Démocratie participative, la sixième République ?

par Cypri1
jeudi 23 novembre 2006

A l’heure où les médias se passionnent, à juste titre, pour la madone des sondages, je m’interroge sur l’une des mesures clés de la candidate socialiste. Passons sur le flou qui entoure sa mise en œuvre et sur son périmètre d’application... Qu’est-ce donc que ces jurys populaires, que dis-je, ces jurys citoyens, des lieux de vindicte, ou de débats décentralisés ? Révolution civilisée, ou anarchie institutionnalisée ? Mesure gadget, ou tremblement de terre démocratique ? Risque, ou opportunité pour notre démocratie ?

Disons-le tout de suite, souhaiter mettre en place de telles instances, c’est déjà admettre que les politiques élus ne représentent pas les citoyens, puisqu’il y aurait un abîme entre ce que proposent les élites élues et ce que veulent les citoyens ! Diable ! Notre démocratie est donc en danger !

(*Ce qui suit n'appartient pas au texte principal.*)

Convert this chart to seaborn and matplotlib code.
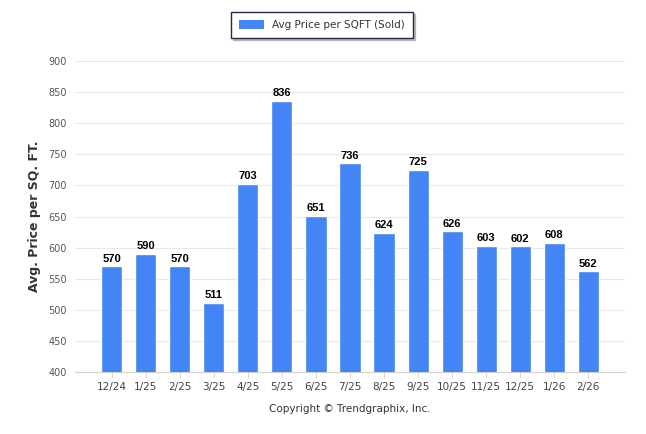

Effectivement, si on se dit que nos représentants une fois élus n’ont plus à rendre de compte de leurs actes aux citoyens le temps de leur mandat... Effectivement, si on se dit que politique peut être un métier à vie.. Effectivement, si les élus n’ont que faire du programme qui a servi à les élire... Effectivement, si on considère qu’au moins 40 % des Français ne sont pas représentés à l’Assemblée nationale. Effectivement, si on considère que la rue a systématiquement raison face aux gouvernements et aux institutions...

Sur le papier tout serait pour le mieux dans le meilleur des mondes, puisque par ce biais les citoyens seront invités à débattre régulièrement de grands sujets de sociétés qui, par nature, intéressent notre avenir collectif, et qui seraient aujourd’hui monopolisés par quelques élites et par le petit milieu informé et intéressé.


Les formalités et les thèmes restent à définir : quelles sont les règles du jeu, qui synthétise les débats, qui censure quoi, et surtout, qui, in fine, décidera de mettre en œuvre telle ou telle mesure, et sur quelle base ? Le politique ne serait donc plus qu’un analyste qui exploite des boîtes à idées.
Et cela peut fonctionner ! Ce site en est un parfait exemple, le travail collaboratif sur les logiciels libres en est un autre exemple remarquable.

On peut aussi imaginer que, puisque le débat a eu lieu et qu’un consensus plus ou moins mou s’est dégagé, les décisions prises vont s’imposer à tous ! N’est-ce pas un merveilleux moyen de réformer en passant outre les intérêts minoritaires ?

Mais dans ce modèle où le politique n’est plus (et officiellement) qu’un statisticien calculateur, qui, finalement, va dans le sens du vent ? Est-ce un habile nuage de fumée qui permet d’appliquer telle ou telle idée en ne prenant comme support que les avis qui l’intéressent et sous couvert de démocratie ?

Et d’ailleurs, qui va participer à ces échanges ? Sans doute le CSP+ ou lobbyiste avec ordinateur, Internet, qui se sent impliqué et qui mesure les enjeux de tel ou tel débat ? Où est la représentativité dans ce nouveau modèle ?

La vraie question sous-jacente est la suivante : est-ce que le peuple a toujours raison ? La somme des citoyens serait plus intelligente que la somme des politiques élus ?
Oser poser cette question est sans doute choquant pour un démocrate, mais est-ce aussi grave que de renier le courage politique à débattre, à convaincre et à appliquer ses choix une fois élu ?

Clairement, avec ce genre de principe, la peine de mort et le droit d’avorter n’auraient pas été votés en France. D’ailleurs, avec des trucs comme ça, on a voté non au projet de constitution européenne, et je ne suis pas sûr que les citoyens aient eu raison, ce jour là.